[Records with drawing code]

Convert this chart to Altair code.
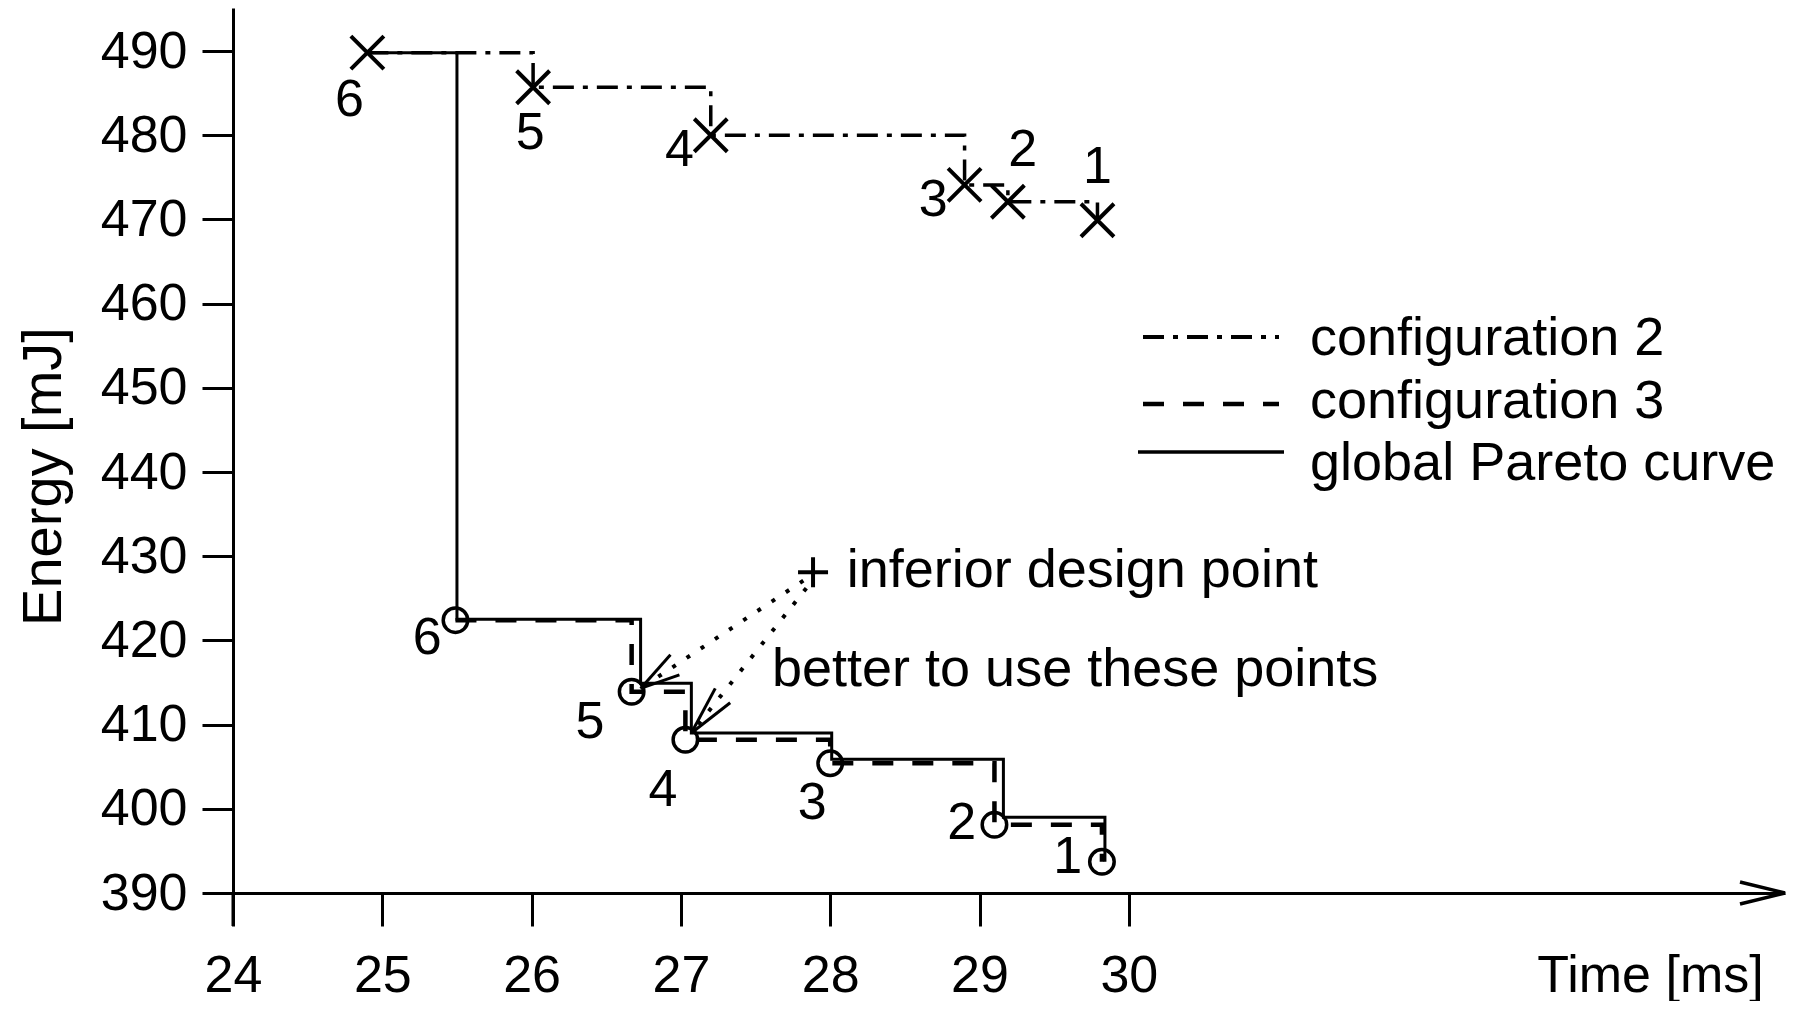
import altair as alt
import pandas as pd

FONT = "Liberation Sans"

# ---- data ----
point_ids = ["6", "5", "4", "3", "2", "1"]
config2_time = [24.90, 26.01, 27.20, 28.90, 29.19, 29.79]
config2_energy = [489.8, 485.7, 480.0, 474.1, 472.1, 469.9]
config3_time = [25.49, 26.67, 27.03, 28.00, 29.10, 29.82]
config3_energy = [422.4, 413.9, 408.2, 405.4, 398.1, 393.7]
pareto_time = [24.90, 25.50, 26.73, 27.07, 28.01, 29.16, 29.84]
pareto_energy = [489.8, 422.5, 414.9, 409.0, 405.9, 399.0, 393.7]

# positions of the point numbers
config2_label_time = [24.78, 25.99, 26.99, 28.69, 29.29, 29.79]
config2_label_energy = [484.2, 480.3, 478.2, 472.3, 478.2, 476.2]
config3_label_time = [25.30, 26.39, 26.88, 27.88, 28.88, 29.59]
config3_label_energy = [420.3, 410.3, 402.2, 400.7, 398.3, 394.3]

inferior_time = [27.885]
inferior_energy = [428.1]

arrow_start_time = [27.82, 27.84]
arrow_start_energy = [427.1, 426.2]
arrow_tip_time = [26.73, 27.07]
arrow_tip_energy = [414.3, 409.0]
arrow_wing1_time = [26.93, 27.23]
arrow_wing1_energy = [418.3, 414.3]
arrow_wing2_time = [26.99, 27.33]
arrow_wing2_energy = [415.9, 412.6]

annotation_texts = ["inferior design point", "better to use these points"]
annotation_time = [28.11, 27.61]
annotation_energy = [428.2, 416.5]

legend_labels = ["configuration 2", "configuration 3", "global Pareto curve"]

x_ticks = [24, 25, 26, 27, 28, 29, 30]
y_ticks = [390, 400, 410, 420, 430, 440, 450, 460, 470, 480, 490]
x_domain = [24, 34.395]
y_domain = [390, 495.11]

# ---- tables ----
c2 = pd.DataFrame({"time": config2_time, "energy": config2_energy})
c3 = pd.DataFrame({"time": config3_time, "energy": config3_energy})
par = pd.DataFrame({"time": pareto_time, "energy": pareto_energy})
c2_lab = pd.DataFrame({"time": config2_label_time, "energy": config2_label_energy, "id": point_ids})
c3_lab = pd.DataFrame({"time": config3_label_time, "energy": config3_label_energy, "id": point_ids})
inf = pd.DataFrame({"time": inferior_time, "energy": inferior_energy})
arrows = pd.DataFrame({
    "time": arrow_start_time, "energy": arrow_start_energy,
    "t1": arrow_tip_time, "e1": arrow_tip_energy,
})
wings = pd.DataFrame({
    "time": arrow_tip_time + arrow_tip_time,
    "energy": arrow_tip_energy + arrow_tip_energy,
    "t1": arrow_wing1_time + arrow_wing2_time,
    "e1": arrow_wing1_energy + arrow_wing2_energy,
})
ann = pd.DataFrame({"time": annotation_time, "energy": annotation_energy, "label": annotation_texts})
one = pd.DataFrame({"k": [0]})

xs = alt.Scale(domain=x_domain, nice=False, zero=False)
ys = alt.Scale(domain=y_domain, nice=False, zero=False)

x_axis = alt.Axis(values=x_ticks, title="Time [ms]", format="d")
y_axis = alt.Axis(values=y_ticks, title="Energy [mJ]", format="d")

X = alt.X("time:Q", scale=xs)
Y = alt.Y("energy:Q", scale=ys)

pareto_line = alt.Chart(par).mark_line(
    interpolate="step-after", color="black", strokeWidth=3
).encode(x=alt.X("time:Q", scale=xs, axis=x_axis), y=alt.Y("energy:Q", scale=ys, axis=y_axis))

c3_line = alt.Chart(c3).mark_line(
    interpolate="step-after", color="black", strokeWidth=4.5, strokeDash=[21, 19]
).encode(x=X, y=Y)

c2_line = alt.Chart(c2).mark_line(
    interpolate="step-after", color="black", strokeWidth=3.5, strokeDash=[21, 9, 5, 9]
).encode(x=X, y=Y)

c2_pts = alt.Chart(c2).mark_point(
    shape="M-1,-1L1,1M-1,1L1,-1", size=1089, filled=False, color="black", strokeWidth=4, opacity=1
).encode(x=X, y=Y)

c3_pts = alt.Chart(c3).mark_point(
    shape="circle", size=600, filled=False, color="black", strokeWidth=3.5, opacity=1
).encode(x=X, y=Y)

inf_pt = alt.Chart(inf).mark_point(
    shape="M-1,0L1,0M0,-1L0,1", size=900, filled=False, color="black", strokeWidth=4, opacity=1
).encode(x=X, y=Y)

arrow_lines = alt.Chart(arrows).mark_rule(
    color="black", strokeWidth=4, strokeDash=[4, 13]
).encode(x=X, y=Y, x2="t1:Q", y2="e1:Q")

arrow_heads = alt.Chart(wings).mark_rule(
    color="black", strokeWidth=3
).encode(x=X, y=Y, x2="t1:Q", y2="e1:Q")

c2_text = alt.Chart(c2_lab).mark_text(
    font=FONT, fontSize=52, color="black", align="center", baseline="middle"
).encode(x=X, y=Y, text="id:N")

c3_text = alt.Chart(c3_lab).mark_text(
    font=FONT, fontSize=52, color="black", align="center", baseline="middle"
).encode(x=X, y=Y, text="id:N")

ann_text = alt.Chart(ann).mark_text(
    font=FONT, fontSize=54, color="black", align="left", baseline="middle"
).encode(x=X, y=Y, text="label:N")

# axis decorations: y axis extension below the x axis, arrow head at end of x axis
yext = alt.Chart(one).mark_rule(color="black", strokeWidth=3).encode(
    x=alt.value(0), y=alt.value(885), y2=alt.value(918))
arr1 = alt.Chart(one).mark_rule(color="black", strokeWidth=3.5).encode(
    x=alt.value(1507), y=alt.value(874), x2=alt.value(1552), y2=alt.value(885))
arr2 = alt.Chart(one).mark_rule(color="black", strokeWidth=3.5).encode(
    x=alt.value(1507), y=alt.value(896), x2=alt.value(1552), y2=alt.value(885))

# legend
leg_styles = [
    dict(strokeDash=[21, 9, 5, 9], strokeWidth=4),
    dict(strokeDash=[21, 19], strokeWidth=4.5),
    dict(strokeWidth=3.5),
]
leg_line_y = [329, 396, 444]
leg_line_x = [(910, 1046), (910, 1046), (905, 1051)]
leg_text_y = [331, 394, 456]
legend_layers = []
for i, lab in enumerate(legend_labels):
    legend_layers.append(
        alt.Chart(one).mark_rule(color="black", **leg_styles[i]).encode(
            x=alt.value(leg_line_x[i][0]), x2=alt.value(leg_line_x[i][1]),
            y=alt.value(leg_line_y[i]))
    )
    legend_layers.append(
        alt.Chart(pd.DataFrame({"label": [lab]})).mark_text(
            font=FONT, fontSize=54, color="black", align="left", baseline="middle"
        ).encode(x=alt.value(1077), y=alt.value(leg_text_y[i]), text="label:N")
    )

chart = alt.layer(
    pareto_line, c3_line, c2_line, arrow_lines, arrow_heads,
    c2_pts, c3_pts, inf_pt, c2_text, c3_text, ann_text,
    yext, arr1, arr2, *legend_layers
).properties(
    width=1552, height=885,
    autosize=alt.AutoSizeParams(type="none"),
    padding={"left": 225, "top": 0, "right": 13, "bottom": 108},
    background="white",
).configure_view(
    strokeWidth=0
).configure_axis(
    grid=False, domainColor="black", domainWidth=3, tickColor="black", tickWidth=3,
    labelFont=FONT, labelFontSize=52, labelColor="black",
    labelFlush=False, labelOverlap=False,
    titleFont=FONT, titleFontWeight="normal", titleColor="black",
).configure_axisX(
    tickSize=33, labelPadding=49, labelBaseline="middle",
    titleFontSize=52, titleX=1417, titleY=82, titleAlign="center", titleBaseline="middle",
).configure_axisY(
    tickSize=31, labelPadding=15,
    titleFontSize=56, titleAngle=270, titleX=-190, titleY=468,
    titleAlign="center", titleBaseline="middle",
)

chart.save("out.html", embed_options={"renderer": "svg", "actions": False})
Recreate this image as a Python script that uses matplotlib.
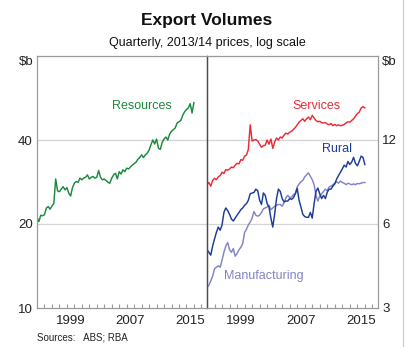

▶ _Stated problem_:
Find the lines that include the string "this", then copy each of them.

▶ _Task output_:
Convert this chart to Altair code.
Recreate this image as a Python script that uses matplotlib.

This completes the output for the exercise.